Par l'idée acquise du juste & de l'injuste, & conséquemment de la nature morale des actions, nous sommes naturellement amenés à examiner quel est en nous le principe qui agit, ou ce qui est la même chose, la substance qui veut & qui conçoit. Il ne faut pas approfondir beaucoup la nature de notre corps & l'idée que nous en avons, pour reconnoitre qu'il ne sauroit être cette substance, puisque les propriétés que nous observons dans la [p. iv] matiere, n'ont rien de commun avec la faculté de vouloir & de penser: d'où il résulte que cet être appellé Nous est formé de deux principes de différente naturè, tellement unis, qu'il regne entre les mouvemens de l'un & les affections de l'autre, une correspondance que nous ne saurions ni suspendre ni altérer, & qui les tient dans un assujettissement réciproque. Cet esclavage si indépendant de nous, joint aux réflexions que nous sommes forcés de faire sur la nature des deux principes & sur leur imperfection, nous éleve à la contemplation d'une Intelligence toute puissante à qui nous devons ce que nous sommes, & qui exige par conséquent notre culte: son existence pour être reconnue, n'auroit besoin que de notre sentiment intérieur, quand même le témoignage universel des autres hommes, & celui de la Nature entiere, ne s'y joindroient pas.

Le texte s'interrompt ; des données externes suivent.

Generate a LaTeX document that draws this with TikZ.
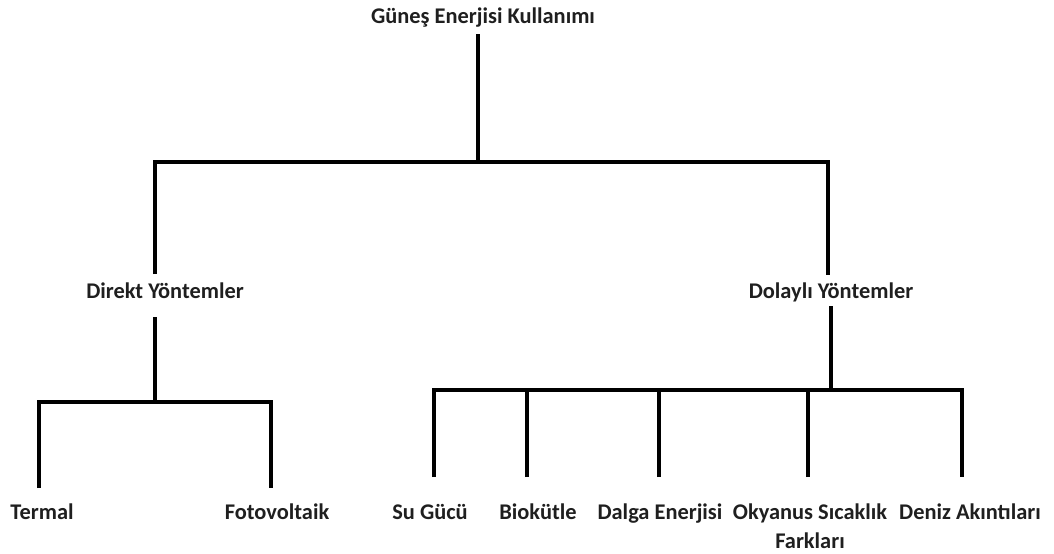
\documentclass[tikz,border=0pt]{standalone}
\usepackage{fontspec}
\setmainfont{Carlito}
\begin{document}
\begin{tikzpicture}[x=0.5pt,y=-0.5pt,
  lbl/.style={inner sep=0pt,anchor=base,font=\bfseries\fontsize{11.2}{14.5}\selectfont,align=center,text=black!88},
  edge/.style={line width=2pt,line join=miter,line cap=butt}]
\useasboundingbox[fill=white] (0,0) rectangle (1054,553);

% labels
\node[lbl] (root)    at (483,23)  {Güneş Enerjisi Kullanımı};
\node[lbl] (direkt)  at (165,298) {Direkt Yöntemler};
\node[lbl] (dolayli) at (831,298) {Dolaylı Yöntemler};
\node[lbl] (termal)  at (42,519)  {Termal};
\node[lbl] (foto)    at (277,519) {Fotovoltaik};
\node[lbl] (su)      at (430,519) {Su Gücü};
\node[lbl] (bio)     at (538,519) {Biokütle};
\node[lbl] (dalga)   at (660,519) {Dalga Enerjisi};
\node[lbl] (okyanus) at (810,548) {Okyanus Sıcaklık\\Farkları};
\node[lbl] (deniz)   at (970,519) {Deniz Akıntıları};

% junctions and line ends
\coordinate (r0) at (478,34);
\coordinate (j0) at (478,162);
\coordinate (a1) at (155,274);
\coordinate (a2) at (828,275);
\coordinate (d0) at (155,317);
\coordinate (jd) at (155,402);
\coordinate (t1) at (39,488);
\coordinate (t2) at (271,488);
\coordinate (y0) at (831,306);
\coordinate (jy) at (831,390);
\coordinate (u1) at (434,477);
\coordinate (u2) at (527,477);
\coordinate (u3) at (659,477);
\coordinate (u4) at (808,477);
\coordinate (u5) at (962,477);

% top level
\draw[edge] (r0) -- (j0);
\draw[edge] (a1) |- (j0) -| (a2);

% direct methods
\draw[edge] (d0) -- (jd);
\draw[edge] (t1) |- (jd) -| (t2);

% indirect methods
\draw[edge] (y0) -- (jy);
\draw[edge] (u1) |- (jy) -| (u5);
\draw[edge] (u2) -- (u2 |- jy);
\draw[edge] (u3) -- (u3 |- jy);
\draw[edge] (u4) -- (u4 |- jy);
\end{tikzpicture}
\end{document}
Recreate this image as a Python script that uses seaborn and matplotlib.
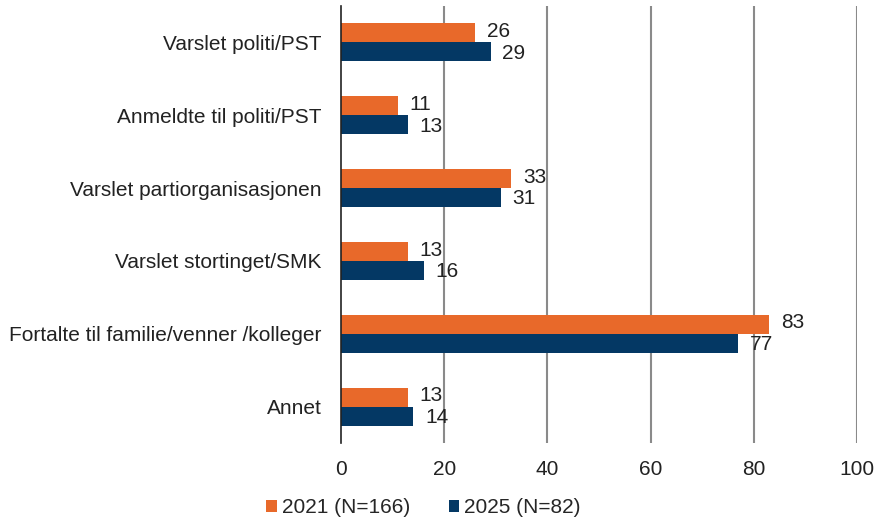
import matplotlib
matplotlib.use("Agg")
import matplotlib.pyplot as plt
import seaborn as sns
import pandas as pd
from matplotlib.patches import Patch

categories = ["Varslet politi/PST", "Anmeldte til politi/PST", "Varslet partiorganisasjonen",
              "Varslet stortinget/SMK", "Fortalte til familie/venner /kolleger", "Annet"]
series_names = ["2021 (N=166)", "2025 (N=82)"]
values_2021 = [26, 11, 33, 13, 83, 13]
values_2025 = [29, 13, 31, 16, 77, 14]
x_ticks = [0, 20, 40, 60, 80, 100]

colors = ["#E8692A", "#043864"]

df = pd.DataFrame({
    "cat": categories * 2,
    "val": values_2021 + values_2025,
    "series": [series_names[0]] * len(categories) + [series_names[1]] * len(categories),
})

sns.set_theme(style="white")
plt.rcParams["font.family"] = ["Liberation Sans", "DejaVu Sans"]

fig = plt.figure(figsize=(8.75, 5.22), dpi=100)
ax = fig.add_axes([0.3897, 0.1513, 0.5897, 0.8372])

sns.barplot(data=df, y="cat", x="val", hue="series", hue_order=series_names,
            order=categories, palette=colors, orient="h", width=0.52,
            ax=ax, legend=False, saturation=1, linewidth=0)

ax.set_xlim(0, 100)
ax.set_xticks(x_ticks)
ax.set_xticklabels([str(t) for t in x_ticks], fontsize=15, color="#222222")
ax.tick_params(axis="x", length=0, pad=12)
ax.tick_params(axis="y", length=0, pad=14)
for lbl in ax.get_yticklabels():
    lbl.set_fontsize(15)
    lbl.set_color("#222222")
ax.set_xlabel("")
ax.set_ylabel("")
for t in x_ticks[1:]:
    ax.axvline(t, color="#8a8a8a", lw=1.5, zorder=0)
for s in ["top", "right", "bottom"]:
    ax.spines[s].set_visible(False)
ax.spines["left"].set_color("#222222")
ax.spines["left"].set_linewidth(1.2)

for i, cont in enumerate(ax.containers):
    for bar, v in zip(cont, values_2021 if i == 0 else values_2025):
        y = bar.get_y() + bar.get_height() / 2
        ax.annotate(str(v), xy=(bar.get_width(), y),
                    xytext=(8.5, 1 if i == 0 else -1), textcoords="offset points",
                    va="center", ha="left", fontsize=15, color="#222222")

handles = [Patch(facecolor=c, edgecolor="none") for c in colors]
fig.legend(handles, series_names, loc="center", bbox_to_anchor=(0.484, 0.027),
           ncol=2, frameon=False, fontsize=15, handlelength=0.5, handleheight=0.5,
           handletextpad=0.25, columnspacing=1.85)

fig.savefig("out.png", dpi=100)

Il est donc évident que les notions purement intellectuelles du vice & de la vertu, le principe & la nécessité des lois, la spiritualité de l'ame, l'existence de Dieu & nos devoirs envers lui, en un mot les vérités dont nous avons le besoin le plus prompt & le plus indispensable, sont le fruit des premieres idées réfléchies que nos sensations occasionnent.

Quelque interressantes que soient ces premieres vérités pour la plus noble portion de nous - mêmes, le corps auquel elle est unie nous ramene bientôt à lui par la nécessité de pourvoir à des besoins qui se multiplient sans cesse. Sa conservation doit avoir pour objet, ou de prévenir les maux qui le menacent, ou de remédier à ceux dont il est atteint. C'est à quoi nous cherchons à satisfaire par deux moyens; savoir, par nos découvertes particulieres, & par les recherches des autres hommes; recherches dont notre commerce avec eux nous met à portée de profiter. De - là ont dû naître d'abord l'Agriculture, la Medecine, enfin tous les Arts les plus absolument nécessaires. Ils ont été en même tems & nos connoissances primitives, & la source de toutes les autres, même de celles qui en paroissent très - éloignées par leur nature: c'est ce qu'il faut développer plus en détail.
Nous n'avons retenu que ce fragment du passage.